We were a Don Woodard fan before we saw this, we are even more so now. Due to his determination and common sense, Fort Worth has saved millions over the years, too bad the City has stopped listening. Read below some of his accomplishments that have benefited the citizens/taxpayers. As for the letter, well no one says it better...
Fort Worth Business Press
June 4, 2007
In his May 21 letter, Eric Fox asked if the opponents of the Trinity Uptown believe the recent City Council election was a referendum. Judging with the alacrity with which people are signing the Steve Hollern petition mandating a vote on capping the project at the promised figure, the people are answering: No!
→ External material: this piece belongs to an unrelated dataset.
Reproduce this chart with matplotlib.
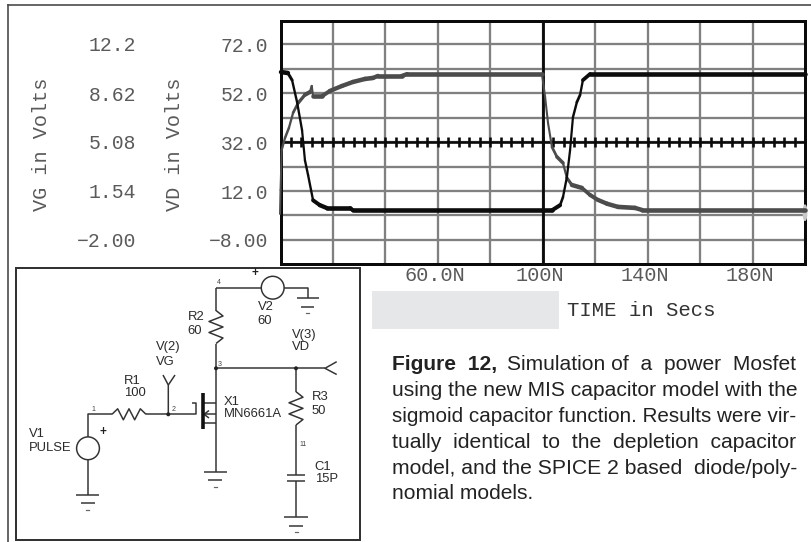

Fox calls opponents of the Trinity Uptown C.A.V.E. men (Citizens Against Virtually Everything). Since I am undoubtedly the chief letter writer against the boondoggle, I suppose he considers me, who he has never met, C.A.V.E. Man-in-Chief.
It ill behooves one new to the scene to label with cute ridicule those who question the wisdom of this Trinity Project, those who years ago caught the torch from failing hands and have held it high so that Fort Worth today ranks as the 19th most glittering jewel in the diadem of America.
In the words of Abraham Lincoln, the world will little note nor long remember what we do here, so for those who don't recall or never even knew, let the record show that I have been for, and I have been against.
Having in the late 1950s thought building a downtown overhead was a mistake, I, at the request of Bob Bass appeared before the City Council in the 1980s and argued for the demolition of the monstrosity.
In the 1960s I campaigned for the creation of the downtown convention center. In 2003 my wife and I circulated the Steve Hollern petition that prevented the building of a city-owned convention center hotel. Today private money is building the hotel.
In the 1960s I campaigned for the creation of a no-frills Tarrant County Junior College to benefit students unable to attend a distant, expensive four-year university. Today I oppose squandering $300 million on a megalomaniacal, Trinity-straddling Taj mahal campus.
Decades ago I campaigned for the creation of Cedar Creek and Richland Chambers reservoirs when the Tarrant Water District was focused on ensuring a plentiful water supply rather than misusing eminent domain and spending hundreds of millions to build Fantasy Island on the Trinity.
In 1981 I was appointed by Mayor Woodie Woods to chair a city street bond campaign. People all over town now rush to and fro over streets built from that bond money.
In 1990 I opposed spending $20 million of the taxpayers' money on converting Will Rogers Auditiorium to a music hall. Today Bass Hall stands as a tribute to private funding.
And what shall I more say? For time and space would fail me to tell of all the campaigns, drives, letters and speeches over half a century. Call me a C.A.V.E. man if you will, Mr. Fox, but let it be an acronym for Citizens Against Vast Expenditures.